## Work to complete
Copy all the material below, exactly as it stands.
═══ Information shown
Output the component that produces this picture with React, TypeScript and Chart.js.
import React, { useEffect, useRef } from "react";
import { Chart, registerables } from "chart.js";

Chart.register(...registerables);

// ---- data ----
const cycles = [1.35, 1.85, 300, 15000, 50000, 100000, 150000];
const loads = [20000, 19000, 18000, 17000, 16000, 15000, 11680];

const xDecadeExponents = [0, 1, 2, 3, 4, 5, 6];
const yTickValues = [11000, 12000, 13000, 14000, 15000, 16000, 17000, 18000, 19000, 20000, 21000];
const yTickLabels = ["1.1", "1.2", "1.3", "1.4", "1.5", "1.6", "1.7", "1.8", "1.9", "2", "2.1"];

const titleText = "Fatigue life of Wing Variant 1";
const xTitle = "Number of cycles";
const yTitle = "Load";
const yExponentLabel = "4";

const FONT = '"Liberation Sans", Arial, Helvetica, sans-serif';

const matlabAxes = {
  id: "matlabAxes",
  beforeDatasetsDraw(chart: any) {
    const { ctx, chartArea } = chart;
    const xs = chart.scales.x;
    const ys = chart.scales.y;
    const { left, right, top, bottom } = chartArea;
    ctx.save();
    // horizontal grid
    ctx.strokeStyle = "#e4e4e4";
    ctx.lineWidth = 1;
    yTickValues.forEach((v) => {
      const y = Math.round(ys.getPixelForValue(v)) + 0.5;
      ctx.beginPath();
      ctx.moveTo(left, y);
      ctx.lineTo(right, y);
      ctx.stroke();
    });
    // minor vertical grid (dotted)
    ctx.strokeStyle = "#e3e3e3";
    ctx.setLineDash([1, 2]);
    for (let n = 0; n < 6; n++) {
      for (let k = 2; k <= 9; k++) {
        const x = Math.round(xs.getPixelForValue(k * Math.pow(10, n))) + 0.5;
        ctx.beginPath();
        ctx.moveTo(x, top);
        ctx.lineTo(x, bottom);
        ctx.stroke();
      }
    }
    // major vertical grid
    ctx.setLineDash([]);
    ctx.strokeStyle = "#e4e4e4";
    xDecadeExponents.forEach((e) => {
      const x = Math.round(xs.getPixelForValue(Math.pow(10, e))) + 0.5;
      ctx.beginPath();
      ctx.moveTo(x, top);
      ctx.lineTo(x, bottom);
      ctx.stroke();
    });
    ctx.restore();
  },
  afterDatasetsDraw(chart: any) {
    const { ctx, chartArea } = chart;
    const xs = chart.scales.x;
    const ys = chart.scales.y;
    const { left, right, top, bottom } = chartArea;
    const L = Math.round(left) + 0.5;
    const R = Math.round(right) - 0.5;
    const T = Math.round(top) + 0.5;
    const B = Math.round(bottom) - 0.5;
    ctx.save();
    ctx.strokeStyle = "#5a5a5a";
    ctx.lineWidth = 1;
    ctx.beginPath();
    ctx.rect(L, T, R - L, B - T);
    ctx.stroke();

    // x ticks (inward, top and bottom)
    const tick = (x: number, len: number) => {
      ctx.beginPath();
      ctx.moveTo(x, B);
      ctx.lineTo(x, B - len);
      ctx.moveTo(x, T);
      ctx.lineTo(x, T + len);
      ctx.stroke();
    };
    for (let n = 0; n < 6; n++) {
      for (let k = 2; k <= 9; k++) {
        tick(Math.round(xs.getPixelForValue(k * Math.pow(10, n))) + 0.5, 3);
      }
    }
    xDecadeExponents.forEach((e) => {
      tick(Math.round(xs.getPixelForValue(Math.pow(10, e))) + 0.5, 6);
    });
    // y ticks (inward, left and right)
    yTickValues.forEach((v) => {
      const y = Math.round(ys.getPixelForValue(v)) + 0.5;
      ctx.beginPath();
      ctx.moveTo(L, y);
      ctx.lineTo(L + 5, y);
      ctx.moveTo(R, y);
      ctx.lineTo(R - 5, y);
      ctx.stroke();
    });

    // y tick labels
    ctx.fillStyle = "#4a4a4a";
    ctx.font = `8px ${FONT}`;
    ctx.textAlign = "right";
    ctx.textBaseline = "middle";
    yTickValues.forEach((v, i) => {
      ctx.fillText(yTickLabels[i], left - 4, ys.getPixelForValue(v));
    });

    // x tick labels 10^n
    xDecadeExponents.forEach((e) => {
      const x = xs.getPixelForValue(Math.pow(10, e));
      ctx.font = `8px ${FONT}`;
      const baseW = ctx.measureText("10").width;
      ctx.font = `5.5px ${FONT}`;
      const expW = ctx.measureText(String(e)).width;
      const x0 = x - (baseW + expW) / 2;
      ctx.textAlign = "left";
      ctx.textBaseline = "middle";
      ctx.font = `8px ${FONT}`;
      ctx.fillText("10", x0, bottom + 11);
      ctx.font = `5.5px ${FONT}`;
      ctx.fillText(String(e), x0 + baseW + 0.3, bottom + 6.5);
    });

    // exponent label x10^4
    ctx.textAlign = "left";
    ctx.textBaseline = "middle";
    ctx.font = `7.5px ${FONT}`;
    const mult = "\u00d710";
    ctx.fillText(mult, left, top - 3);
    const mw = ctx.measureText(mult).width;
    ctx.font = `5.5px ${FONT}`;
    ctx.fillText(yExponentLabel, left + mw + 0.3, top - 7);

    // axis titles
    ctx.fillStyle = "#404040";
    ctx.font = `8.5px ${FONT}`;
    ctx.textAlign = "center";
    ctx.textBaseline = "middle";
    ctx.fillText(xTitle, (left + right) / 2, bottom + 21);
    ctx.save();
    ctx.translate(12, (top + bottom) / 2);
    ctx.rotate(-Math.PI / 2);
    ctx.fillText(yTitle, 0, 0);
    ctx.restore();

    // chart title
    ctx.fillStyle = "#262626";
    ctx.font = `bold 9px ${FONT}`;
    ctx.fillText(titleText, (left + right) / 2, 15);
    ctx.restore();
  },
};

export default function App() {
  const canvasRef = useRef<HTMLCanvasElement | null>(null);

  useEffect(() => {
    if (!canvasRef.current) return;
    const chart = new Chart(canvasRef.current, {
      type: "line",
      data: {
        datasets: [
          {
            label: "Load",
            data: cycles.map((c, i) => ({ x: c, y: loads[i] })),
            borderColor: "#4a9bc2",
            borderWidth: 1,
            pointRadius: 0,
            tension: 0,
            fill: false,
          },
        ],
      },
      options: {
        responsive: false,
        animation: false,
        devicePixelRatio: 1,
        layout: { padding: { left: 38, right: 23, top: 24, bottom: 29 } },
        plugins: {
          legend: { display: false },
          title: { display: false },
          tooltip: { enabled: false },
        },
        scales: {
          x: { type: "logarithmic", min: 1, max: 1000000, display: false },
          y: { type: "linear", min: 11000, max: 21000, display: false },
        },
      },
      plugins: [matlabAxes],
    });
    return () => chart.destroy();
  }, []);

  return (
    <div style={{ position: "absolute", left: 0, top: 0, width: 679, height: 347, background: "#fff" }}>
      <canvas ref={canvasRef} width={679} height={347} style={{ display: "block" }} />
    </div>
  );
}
══════
## Result
Output the component that produces this picture with React, TypeScript and Chart.js.
import React, { useEffect, useRef } from "react";
import { Chart, registerables } from "chart.js";

Chart.register(...registerables);

// ---- data ----
const cycles = [1.35, 1.85, 300, 15000, 50000, 100000, 150000];
const loads = [20000, 19000, 18000, 17000, 16000, 15000, 11680];

const xDecadeExponents = [0, 1, 2, 3, 4, 5, 6];
const yTickValues = [11000, 12000, 13000, 14000, 15000, 16000, 17000, 18000, 19000, 20000, 21000];
const yTickLabels = ["1.1", "1.2", "1.3", "1.4", "1.5", "1.6", "1.7", "1.8", "1.9", "2", "2.1"];

const titleText = "Fatigue life of Wing Variant 1";
const xTitle = "Number of cycles";
const yTitle = "Load";
const yExponentLabel = "4";

const FONT = '"Liberation Sans", Arial, Helvetica, sans-serif';

const matlabAxes = {
  id: "matlabAxes",
  beforeDatasetsDraw(chart: any) {
    const { ctx, chartArea } = chart;
    const xs = chart.scales.x;
    const ys = chart.scales.y;
    const { left, right, top, bottom } = chartArea;
    ctx.save();
    // horizontal grid
    ctx.strokeStyle = "#e4e4e4";
    ctx.lineWidth = 1;
    yTickValues.forEach((v) => {
      const y = Math.round(ys.getPixelForValue(v)) + 0.5;
      ctx.beginPath();
      ctx.moveTo(left, y);
      ctx.lineTo(right, y);
      ctx.stroke();
    });
    // minor vertical grid (dotted)
    ctx.strokeStyle = "#e3e3e3";
    ctx.setLineDash([1, 2]);
    for (let n = 0; n < 6; n++) {
      for (let k = 2; k <= 9; k++) {
        const x = Math.round(xs.getPixelForValue(k * Math.pow(10, n))) + 0.5;
        ctx.beginPath();
        ctx.moveTo(x, top);
        ctx.lineTo(x, bottom);
        ctx.stroke();
      }
    }
    // major vertical grid
    ctx.setLineDash([]);
    ctx.strokeStyle = "#e4e4e4";
    xDecadeExponents.forEach((e) => {
      const x = Math.round(xs.getPixelForValue(Math.pow(10, e))) + 0.5;
      ctx.beginPath();
      ctx.moveTo(x, top);
      ctx.lineTo(x, bottom);
      ctx.stroke();
    });
    ctx.restore();
  },
  afterDatasetsDraw(chart: any) {
    const { ctx, chartArea } = chart;
    const xs = chart.scales.x;
    const ys = chart.scales.y;
    const { left, right, top, bottom } = chartArea;
    const L = Math.round(left) + 0.5;
    const R = Math.round(right) - 0.5;
    const T = Math.round(top) + 0.5;
    const B = Math.round(bottom) - 0.5;
    ctx.save();
    ctx.strokeStyle = "#5a5a5a";
    ctx.lineWidth = 1;
    ctx.beginPath();
    ctx.rect(L, T, R - L, B - T);
    ctx.stroke();

    // x ticks (inward, top and bottom)
    const tick = (x: number, len: number) => {
      ctx.beginPath();
      ctx.moveTo(x, B);
      ctx.lineTo(x, B - len);
      ctx.moveTo(x, T);
      ctx.lineTo(x, T + len);
      ctx.stroke();
    };
    for (let n = 0; n < 6; n++) {
      for (let k = 2; k <= 9; k++) {
        tick(Math.round(xs.getPixelForValue(k * Math.pow(10, n))) + 0.5, 3);
      }
    }
    xDecadeExponents.forEach((e) => {
      tick(Math.round(xs.getPixelForValue(Math.pow(10, e))) + 0.5, 6);
    });
    // y ticks (inward, left and right)
    yTickValues.forEach((v) => {
      const y = Math.round(ys.getPixelForValue(v)) + 0.5;
      ctx.beginPath();
      ctx.moveTo(L, y);
      ctx.lineTo(L + 5, y);
      ctx.moveTo(R, y);
      ctx.lineTo(R - 5, y);
      ctx.stroke();
    });

    // y tick labels
    ctx.fillStyle = "#4a4a4a";
    ctx.font = `8px ${FONT}`;
    ctx.textAlign = "right";
    ctx.textBaseline = "middle";
    yTickValues.forEach((v, i) => {
      ctx.fillText(yTickLabels[i], left - 4, ys.getPixelForValue(v));
    });

    // x tick labels 10^n
    xDecadeExponents.forEach((e) => {
      const x = xs.getPixelForValue(Math.pow(10, e));
      ctx.font = `8px ${FONT}`;
      const baseW = ctx.measureText("10").width;
      ctx.font = `5.5px ${FONT}`;
      const expW = ctx.measureText(String(e)).width;
      const x0 = x - (baseW + expW) / 2;
      ctx.textAlign = "left";
      ctx.textBaseline = "middle";
      ctx.font = `8px ${FONT}`;
      ctx.fillText("10", x0, bottom + 11);
      ctx.font = `5.5px ${FONT}`;
      ctx.fillText(String(e), x0 + baseW + 0.3, bottom + 6.5);
    });

    // exponent label x10^4
    ctx.textAlign = "left";
    ctx.textBaseline = "middle";
    ctx.font = `7.5px ${FONT}`;
    const mult = "\u00d710";
    ctx.fillText(mult, left, top - 3);
    const mw = ctx.measureText(mult).width;
    ctx.font = `5.5px ${FONT}`;
    ctx.fillText(yExponentLabel, left + mw + 0.3, top - 7);

    // axis titles
    ctx.fillStyle = "#404040";
    ctx.font = `8.5px ${FONT}`;
    ctx.textAlign = "center";
    ctx.textBaseline = "middle";
    ctx.fillText(xTitle, (left + right) / 2, bottom + 21);
    ctx.save();
    ctx.translate(12, (top + bottom) / 2);
    ctx.rotate(-Math.PI / 2);
    ctx.fillText(yTitle, 0, 0);
    ctx.restore();

    // chart title
    ctx.fillStyle = "#262626";
    ctx.font = `bold 9px ${FONT}`;
    ctx.fillText(titleText, (left + right) / 2, 15);
    ctx.restore();
  },
};

export default function App() {
  const canvasRef = useRef<HTMLCanvasElement | null>(null);

  useEffect(() => {
    if (!canvasRef.current) return;
    const chart = new Chart(canvasRef.current, {
      type: "line",
      data: {
        datasets: [
          {
            label: "Load",
            data: cycles.map((c, i) => ({ x: c, y: loads[i] })),
            borderColor: "#4a9bc2",
            borderWidth: 1,
            pointRadius: 0,
            tension: 0,
            fill: false,
          },
        ],
      },
      options: {
        responsive: false,
        animation: false,
        devicePixelRatio: 1,
        layout: { padding: { left: 38, right: 23, top: 24, bottom: 29 } },
        plugins: {
          legend: { display: false },
          title: { display: false },
          tooltip: { enabled: false },
        },
        scales: {
          x: { type: "logarithmic", min: 1, max: 1000000, display: false },
          y: { type: "linear", min: 11000, max: 21000, display: false },
        },
      },
      plugins: [matlabAxes],
    });
    return () => chart.destroy();
  }, []);

  return (
    <div style={{ position: "absolute", left: 0, top: 0, width: 679, height: 347, background: "#fff" }}>
      <canvas ref={canvasRef} width={679} height={347} style={{ display: "block" }} />
    </div>
  );
}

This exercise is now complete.